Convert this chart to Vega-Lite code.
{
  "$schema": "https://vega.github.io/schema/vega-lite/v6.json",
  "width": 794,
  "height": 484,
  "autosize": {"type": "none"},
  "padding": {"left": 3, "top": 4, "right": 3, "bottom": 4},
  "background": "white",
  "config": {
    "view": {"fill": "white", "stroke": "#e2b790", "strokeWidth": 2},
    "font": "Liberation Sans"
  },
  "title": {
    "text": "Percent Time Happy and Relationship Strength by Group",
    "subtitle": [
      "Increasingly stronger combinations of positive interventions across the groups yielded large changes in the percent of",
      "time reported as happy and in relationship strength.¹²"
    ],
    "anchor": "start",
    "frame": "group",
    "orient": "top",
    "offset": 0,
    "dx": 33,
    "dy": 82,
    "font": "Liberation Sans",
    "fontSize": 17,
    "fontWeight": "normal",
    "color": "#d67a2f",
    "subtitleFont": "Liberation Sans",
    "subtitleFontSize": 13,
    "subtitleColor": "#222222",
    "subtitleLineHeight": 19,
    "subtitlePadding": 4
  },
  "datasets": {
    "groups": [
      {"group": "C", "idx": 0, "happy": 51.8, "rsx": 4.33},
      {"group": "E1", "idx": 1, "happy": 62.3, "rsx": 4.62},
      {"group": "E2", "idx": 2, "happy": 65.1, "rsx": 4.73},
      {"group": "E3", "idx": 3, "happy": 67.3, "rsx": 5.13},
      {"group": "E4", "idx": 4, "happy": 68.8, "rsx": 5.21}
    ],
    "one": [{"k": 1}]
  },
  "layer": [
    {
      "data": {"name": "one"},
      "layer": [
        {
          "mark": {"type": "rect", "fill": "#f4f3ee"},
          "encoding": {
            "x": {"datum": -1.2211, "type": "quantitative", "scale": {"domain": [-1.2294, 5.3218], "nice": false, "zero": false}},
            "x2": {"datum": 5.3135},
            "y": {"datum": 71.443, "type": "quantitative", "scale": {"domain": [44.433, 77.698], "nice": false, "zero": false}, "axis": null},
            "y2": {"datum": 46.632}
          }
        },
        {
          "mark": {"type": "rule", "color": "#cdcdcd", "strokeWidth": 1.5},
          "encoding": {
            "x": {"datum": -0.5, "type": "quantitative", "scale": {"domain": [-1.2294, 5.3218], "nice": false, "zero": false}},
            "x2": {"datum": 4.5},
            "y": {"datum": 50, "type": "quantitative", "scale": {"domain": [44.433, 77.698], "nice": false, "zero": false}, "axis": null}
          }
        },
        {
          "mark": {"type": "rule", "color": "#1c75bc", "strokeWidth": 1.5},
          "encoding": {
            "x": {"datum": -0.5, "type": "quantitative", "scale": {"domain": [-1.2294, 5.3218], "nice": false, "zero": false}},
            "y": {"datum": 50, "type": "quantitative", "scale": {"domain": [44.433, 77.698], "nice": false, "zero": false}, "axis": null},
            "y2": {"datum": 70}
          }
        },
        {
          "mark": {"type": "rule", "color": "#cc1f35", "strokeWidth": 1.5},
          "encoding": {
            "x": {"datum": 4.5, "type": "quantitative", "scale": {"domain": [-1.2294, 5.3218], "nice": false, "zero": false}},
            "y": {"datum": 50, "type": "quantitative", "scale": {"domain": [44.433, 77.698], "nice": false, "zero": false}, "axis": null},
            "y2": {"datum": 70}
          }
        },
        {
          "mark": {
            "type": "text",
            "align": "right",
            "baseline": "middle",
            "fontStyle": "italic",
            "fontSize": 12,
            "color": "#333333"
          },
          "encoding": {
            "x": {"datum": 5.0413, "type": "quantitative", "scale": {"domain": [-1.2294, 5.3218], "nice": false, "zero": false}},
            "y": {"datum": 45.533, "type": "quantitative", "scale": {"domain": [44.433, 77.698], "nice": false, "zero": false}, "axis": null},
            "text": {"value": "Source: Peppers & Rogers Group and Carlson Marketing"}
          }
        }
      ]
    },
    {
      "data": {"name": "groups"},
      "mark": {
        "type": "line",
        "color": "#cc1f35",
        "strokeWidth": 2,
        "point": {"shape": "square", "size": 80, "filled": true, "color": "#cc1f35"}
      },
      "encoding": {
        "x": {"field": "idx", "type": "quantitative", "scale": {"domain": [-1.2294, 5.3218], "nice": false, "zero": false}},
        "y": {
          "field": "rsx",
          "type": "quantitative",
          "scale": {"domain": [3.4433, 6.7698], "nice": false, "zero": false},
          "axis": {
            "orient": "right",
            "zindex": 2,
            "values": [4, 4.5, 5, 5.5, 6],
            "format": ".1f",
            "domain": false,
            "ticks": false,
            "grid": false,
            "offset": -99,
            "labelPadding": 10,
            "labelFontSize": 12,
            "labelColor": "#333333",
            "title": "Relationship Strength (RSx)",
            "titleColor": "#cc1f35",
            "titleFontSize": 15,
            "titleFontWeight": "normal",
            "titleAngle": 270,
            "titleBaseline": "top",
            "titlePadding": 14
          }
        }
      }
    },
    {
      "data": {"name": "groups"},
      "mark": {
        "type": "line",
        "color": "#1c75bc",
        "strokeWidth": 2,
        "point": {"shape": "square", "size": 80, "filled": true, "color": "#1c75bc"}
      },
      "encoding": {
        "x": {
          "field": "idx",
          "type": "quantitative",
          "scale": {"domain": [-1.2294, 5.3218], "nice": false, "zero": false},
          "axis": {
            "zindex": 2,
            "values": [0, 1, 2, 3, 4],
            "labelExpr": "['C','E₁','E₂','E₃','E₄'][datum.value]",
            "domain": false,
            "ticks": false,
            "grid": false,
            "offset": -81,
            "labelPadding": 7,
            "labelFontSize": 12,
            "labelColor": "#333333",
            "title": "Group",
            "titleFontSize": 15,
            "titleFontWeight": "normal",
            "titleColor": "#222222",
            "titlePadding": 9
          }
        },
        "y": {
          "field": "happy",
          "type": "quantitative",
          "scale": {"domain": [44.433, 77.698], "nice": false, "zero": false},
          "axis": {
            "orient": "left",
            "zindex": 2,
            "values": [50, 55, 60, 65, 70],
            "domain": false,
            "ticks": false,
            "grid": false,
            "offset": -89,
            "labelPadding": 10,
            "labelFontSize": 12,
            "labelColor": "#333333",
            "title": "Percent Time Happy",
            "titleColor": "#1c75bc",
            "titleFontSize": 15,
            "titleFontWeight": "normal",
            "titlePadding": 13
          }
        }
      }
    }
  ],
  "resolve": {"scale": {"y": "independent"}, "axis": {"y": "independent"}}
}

» **Task statement**
Each line of the material must be restated exactly.

» **Answer to this exercise**
Convert this chart to Vega-Lite code.
{
  "$schema": "https://vega.github.io/schema/vega-lite/v6.json",
  "width": 794,
  "height": 484,
  "autosize": {"type": "none"},
  "padding": {"left": 3, "top": 4, "right": 3, "bottom": 4},
  "background": "white",
  "config": {
    "view": {"fill": "white", "stroke": "#e2b790", "strokeWidth": 2},
    "font": "Liberation Sans"
  },
  "title": {
    "text": "Percent Time Happy and Relationship Strength by Group",
    "subtitle": [
      "Increasingly stronger combinations of positive interventions across the groups yielded large changes in the percent of",
      "time reported as happy and in relationship strength.¹²"
    ],
    "anchor": "start",
    "frame": "group",
    "orient": "top",
    "offset": 0,
    "dx": 33,
    "dy": 82,
    "font": "Liberation Sans",
    "fontSize": 17,
    "fontWeight": "normal",
    "color": "#d67a2f",
    "subtitleFont": "Liberation Sans",
    "subtitleFontSize": 13,
    "subtitleColor": "#222222",
    "subtitleLineHeight": 19,
    "subtitlePadding": 4
  },
  "datasets": {
    "groups": [
      {"group": "C", "idx": 0, "happy": 51.8, "rsx": 4.33},
      {"group": "E1", "idx": 1, "happy": 62.3, "rsx": 4.62},
      {"group": "E2", "idx": 2, "happy": 65.1, "rsx": 4.73},
      {"group": "E3", "idx": 3, "happy": 67.3, "rsx": 5.13},
      {"group": "E4", "idx": 4, "happy": 68.8, "rsx": 5.21}
    ],
    "one": [{"k": 1}]
  },
  "layer": [
    {
      "data": {"name": "one"},
      "layer": [
        {
          "mark": {"type": "rect", "fill": "#f4f3ee"},
          "encoding": {
            "x": {"datum": -1.2211, "type": "quantitative", "scale": {"domain": [-1.2294, 5.3218], "nice": false, "zero": false}},
            "x2": {"datum": 5.3135},
            "y": {"datum": 71.443, "type": "quantitative", "scale": {"domain": [44.433, 77.698], "nice": false, "zero": false}, "axis": null},
            "y2": {"datum": 46.632}
          }
        },
        {
          "mark": {"type": "rule", "color": "#cdcdcd", "strokeWidth": 1.5},
          "encoding": {
            "x": {"datum": -0.5, "type": "quantitative", "scale": {"domain": [-1.2294, 5.3218], "nice": false, "zero": false}},
            "x2": {"datum": 4.5},
            "y": {"datum": 50, "type": "quantitative", "scale": {"domain": [44.433, 77.698], "nice": false, "zero": false}, "axis": null}
          }
        },
        {
          "mark": {"type": "rule", "color": "#1c75bc", "strokeWidth": 1.5},
          "encoding": {
            "x": {"datum": -0.5, "type": "quantitative", "scale": {"domain": [-1.2294, 5.3218], "nice": false, "zero": false}},
            "y": {"datum": 50, "type": "quantitative", "scale": {"domain": [44.433, 77.698], "nice": false, "zero": false}, "axis": null},
            "y2": {"datum": 70}
          }
        },
        {
          "mark": {"type": "rule", "color": "#cc1f35", "strokeWidth": 1.5},
          "encoding": {
            "x": {"datum": 4.5, "type": "quantitative", "scale": {"domain": [-1.2294, 5.3218], "nice": false, "zero": false}},
            "y": {"datum": 50, "type": "quantitative", "scale": {"domain": [44.433, 77.698], "nice": false, "zero": false}, "axis": null},
            "y2": {"datum": 70}
          }
        },
        {
          "mark": {
            "type": "text",
            "align": "right",
            "baseline": "middle",
            "fontStyle": "italic",
            "fontSize": 12,
            "color": "#333333"
          },
          "encoding": {
            "x": {"datum": 5.0413, "type": "quantitative", "scale": {"domain": [-1.2294, 5.3218], "nice": false, "zero": false}},
            "y": {"datum": 45.533, "type": "quantitative", "scale": {"domain": [44.433, 77.698], "nice": false, "zero": false}, "axis": null},
            "text": {"value": "Source: Peppers & Rogers Group and Carlson Marketing"}
          }
        }
      ]
    },
    {
      "data": {"name": "groups"},
      "mark": {
        "type": "line",
        "color": "#cc1f35",
        "strokeWidth": 2,
        "point": {"shape": "square", "size": 80, "filled": true, "color": "#cc1f35"}
      },
      "encoding": {
        "x": {"field": "idx", "type": "quantitative", "scale": {"domain": [-1.2294, 5.3218], "nice": false, "zero": false}},
        "y": {
          "field": "rsx",
          "type": "quantitative",
          "scale": {"domain": [3.4433, 6.7698], "nice": false, "zero": false},
          "axis": {
            "orient": "right",
            "zindex": 2,
            "values": [4, 4.5, 5, 5.5, 6],
            "format": ".1f",
            "domain": false,
            "ticks": false,
            "grid": false,
            "offset": -99,
            "labelPadding": 10,
            "labelFontSize": 12,
            "labelColor": "#333333",
            "title": "Relationship Strength (RSx)",
            "titleColor": "#cc1f35",
            "titleFontSize": 15,
            "titleFontWeight": "normal",
            "titleAngle": 270,
            "titleBaseline": "top",
            "titlePadding": 14
          }
        }
      }
    },
    {
      "data": {"name": "groups"},
      "mark": {
        "type": "line",
        "color": "#1c75bc",
        "strokeWidth": 2,
        "point": {"shape": "square", "size": 80, "filled": true, "color": "#1c75bc"}
      },
      "encoding": {
        "x": {
          "field": "idx",
          "type": "quantitative",
          "scale": {"domain": [-1.2294, 5.3218], "nice": false, "zero": false},
          "axis": {
            "zindex": 2,
            "values": [0, 1, 2, 3, 4],
            "labelExpr": "['C','E₁','E₂','E₃','E₄'][datum.value]",
            "domain": false,
            "ticks": false,
            "grid": false,
            "offset": -81,
            "labelPadding": 7,
            "labelFontSize": 12,
            "labelColor": "#333333",
            "title": "Group",
            "titleFontSize": 15,
            "titleFontWeight": "normal",
            "titleColor": "#222222",
            "titlePadding": 9
          }
        },
        "y": {
          "field": "happy",
          "type": "quantitative",
          "scale": {"domain": [44.433, 77.698], "nice": false, "zero": false},
          "axis": {
            "orient": "left",
            "zindex": 2,
            "values": [50, 55, 60, 65, 70],
            "domain": false,
            "ticks": false,
            "grid": false,
            "offset": -89,
            "labelPadding": 10,
            "labelFontSize": 12,
            "labelColor": "#333333",
            "title": "Percent Time Happy",
            "titleColor": "#1c75bc",
            "titleFontSize": 15,
            "titleFontWeight": "normal",
            "titlePadding": 13
          }
        }
      }
    }
  ],
  "resolve": {"scale": {"y": "independent"}, "axis": {"y": "independent"}}
}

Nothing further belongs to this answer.